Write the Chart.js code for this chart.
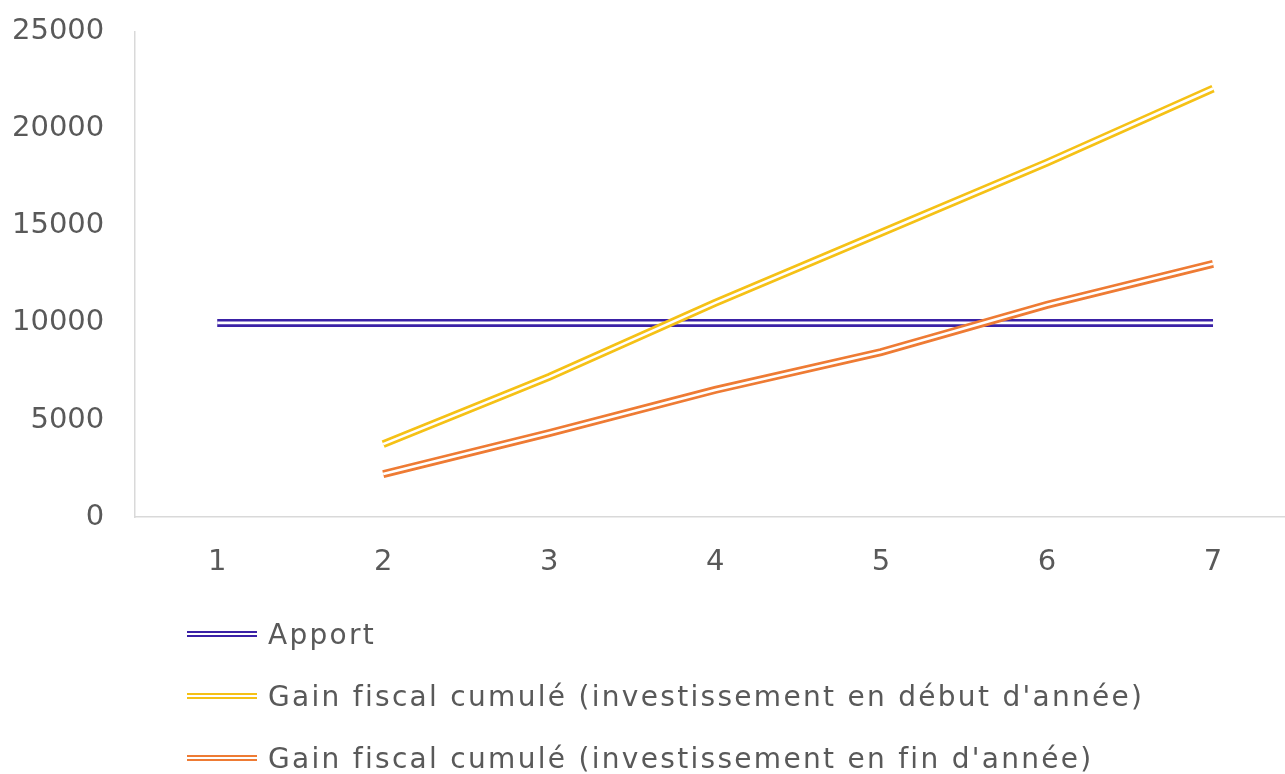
<!DOCTYPE html>
<html>
<head>
<meta charset="utf-8">
<script src="https://cdn.jsdelivr.net/npm/chart.js@4"></script>
<style>
    html, body { margin: 0; padding: 0; background: #fff; overflow: hidden; }
    #wrap { position: relative; width: 1285px; height: 774px; overflow: hidden; }
    #chart { position: absolute; left: -28px; top: -16px; }
    #legende { position: absolute; left: 187px; top: 603px; font-family: "DejaVu Sans", sans-serif; font-size: 28px; letter-spacing: 2.3px; color: #595959; }
    .item { display: flex; align-items: center; height: 62px; }
    .marque { width: 70px; height: 2.5px; border-top: 2.5px solid; border-bottom: 2.5px solid; margin-right: 11px; box-sizing: content-box; }
</style>
</head>
<body>
<div id="wrap">
    <canvas id="chart" width="1324" height="624"></canvas>
    <div id="legende"></div>
</div>
<script>
// Données
const annees = ['1', '2', '3', '4', '5', '6', '7'];
const apport = [10000, 10000, 10000, 10000, 10000, 10000, 10000];
const gainDebut = [null, 3760, 7220, 11030, 14640, 18250, 22060];
const gainFin = [null, 2220, 4330, 6550, 8500, 10930, 13040];
const ticksY = [0, 5000, 10000, 15000, 20000, 25000];

const series = [
    { label: 'Apport', data: apport, couleur: '#3a21a6' },
    { label: "Gain fiscal cumulé (investissement en début d'année)", data: gainDebut, couleur: '#f5c116' },
    { label: "Gain fiscal cumulé (investissement en fin d'année)", data: gainFin, couleur: '#ee7b34' }
];

// Ligne double : trait épais coloré puis trait blanc fin par-dessus
// (order décroissant pour que chaque série soit dessinée après la précédente)
const datasets = [];
let ordre = series.length * 2;
series.forEach(s => {
    datasets.push({
        label: s.label,
        data: s.data,
        borderColor: s.couleur,
        borderWidth: 8,
        pointRadius: 0,
        tension: 0,
        borderCapStyle: 'butt',
        order: ordre--
    });
    datasets.push({
        label: s.label + ' (interne)',
        data: s.data,
        borderColor: '#ffffff',
        borderWidth: 2.6,
        pointRadius: 0,
        tension: 0,
        borderCapStyle: 'butt',
        order: ordre--
    });
});

const police = { family: '"DejaVu Sans", sans-serif', size: 29 };

new Chart(document.getElementById('chart').getContext('2d'), {
    type: 'line',
    data: { labels: annees, datasets: datasets },
    options: {
        responsive: false,
        animation: false,
        layout: { padding: { left: 10, top: 2, right: 0, bottom: 0 } },
        plugins: {
            legend: { display: false },
            tooltip: { enabled: false }
        },
        scales: {
            x: {
                offset: true,
                grid: { display: true, drawOnChartArea: false, drawTicks: false, color: '#d9d9d9' },
                border: { display: true, color: '#d9d9d9', width: 1.5 },
                ticks: { color: '#595959', font: police, padding: 28 }
            },
            y: {
                min: 0,
                max: 25000,
                afterBuildTicks: axis => { axis.ticks = ticksY.map(v => ({ value: v })); },
                grid: { display: true, drawOnChartArea: false, drawTicks: false, color: '#d9d9d9' },
                border: { display: true, color: '#d9d9d9', width: 1.5 },
                ticks: { color: '#595959', font: police, padding: 30, callback: v => String(v) }
            }
        }
    }
});

// Légende HTML verticale
const legende = document.getElementById('legende');
series.forEach(s => {
    const item = document.createElement('div');
    item.className = 'item';
    const marque = document.createElement('span');
    marque.className = 'marque';
    marque.style.borderColor = s.couleur;
    const texte = document.createElement('span');
    texte.textContent = s.label;
    item.appendChild(marque);
    item.appendChild(texte);
    legende.appendChild(item);
});
</script>
</body>
</html>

Challenge: Every line of text is to be repeated exactly; pictures are left out.

The result:
Write the Chart.js code for this chart.
<!DOCTYPE html>
<html>
<head>
<meta charset="utf-8">
<script src="https://cdn.jsdelivr.net/npm/chart.js@4"></script>
<style>
    html, body { margin: 0; padding: 0; background: #fff; overflow: hidden; }
    #wrap { position: relative; width: 1285px; height: 774px; overflow: hidden; }
    #chart { position: absolute; left: -28px; top: -16px; }
    #legende { position: absolute; left: 187px; top: 603px; font-family: "DejaVu Sans", sans-serif; font-size: 28px; letter-spacing: 2.3px; color: #595959; }
    .item { display: flex; align-items: center; height: 62px; }
    .marque { width: 70px; height: 2.5px; border-top: 2.5px solid; border-bottom: 2.5px solid; margin-right: 11px; box-sizing: content-box; }
</style>
</head>
<body>
<div id="wrap">
    <canvas id="chart" width="1324" height="624"></canvas>
    <div id="legende"></div>
</div>
<script>
// Données
const annees = ['1', '2', '3', '4', '5', '6', '7'];
const apport = [10000, 10000, 10000, 10000, 10000, 10000, 10000];
const gainDebut = [null, 3760, 7220, 11030, 14640, 18250, 22060];
const gainFin = [null, 2220, 4330, 6550, 8500, 10930, 13040];
const ticksY = [0, 5000, 10000, 15000, 20000, 25000];

const series = [
    { label: 'Apport', data: apport, couleur: '#3a21a6' },
    { label: "Gain fiscal cumulé (investissement en début d'année)", data: gainDebut, couleur: '#f5c116' },
    { label: "Gain fiscal cumulé (investissement en fin d'année)", data: gainFin, couleur: '#ee7b34' }
];

// Ligne double : trait épais coloré puis trait blanc fin par-dessus
// (order décroissant pour que chaque série soit dessinée après la précédente)
const datasets = [];
let ordre = series.length * 2;
series.forEach(s => {
    datasets.push({
        label: s.label,
        data: s.data,
        borderColor: s.couleur,
        borderWidth: 8,
        pointRadius: 0,
        tension: 0,
        borderCapStyle: 'butt',
        order: ordre--
    });
    datasets.push({
        label: s.label + ' (interne)',
        data: s.data,
        borderColor: '#ffffff',
        borderWidth: 2.6,
        pointRadius: 0,
        tension: 0,
        borderCapStyle: 'butt',
        order: ordre--
    });
});

const police = { family: '"DejaVu Sans", sans-serif', size: 29 };

new Chart(document.getElementById('chart').getContext('2d'), {
    type: 'line',
    data: { labels: annees, datasets: datasets },
    options: {
        responsive: false,
        animation: false,
        layout: { padding: { left: 10, top: 2, right: 0, bottom: 0 } },
        plugins: {
            legend: { display: false },
            tooltip: { enabled: false }
        },
        scales: {
            x: {
                offset: true,
                grid: { display: true, drawOnChartArea: false, drawTicks: false, color: '#d9d9d9' },
                border: { display: true, color: '#d9d9d9', width: 1.5 },
                ticks: { color: '#595959', font: police, padding: 28 }
            },
            y: {
                min: 0,
                max: 25000,
                afterBuildTicks: axis => { axis.ticks = ticksY.map(v => ({ value: v })); },
                grid: { display: true, drawOnChartArea: false, drawTicks: false, color: '#d9d9d9' },
                border: { display: true, color: '#d9d9d9', width: 1.5 },
                ticks: { color: '#595959', font: police, padding: 30, callback: v => String(v) }
            }
        }
    }
});

// Légende HTML verticale
const legende = document.getElementById('legende');
series.forEach(s => {
    const item = document.createElement('div');
    item.className = 'item';
    const marque = document.createElement('span');
    marque.className = 'marque';
    marque.style.borderColor = s.couleur;
    const texte = document.createElement('span');
    texte.textContent = s.label;
    item.appendChild(marque);
    item.appendChild(texte);
    legende.appendChild(item);
});
</script>
</body>
</html>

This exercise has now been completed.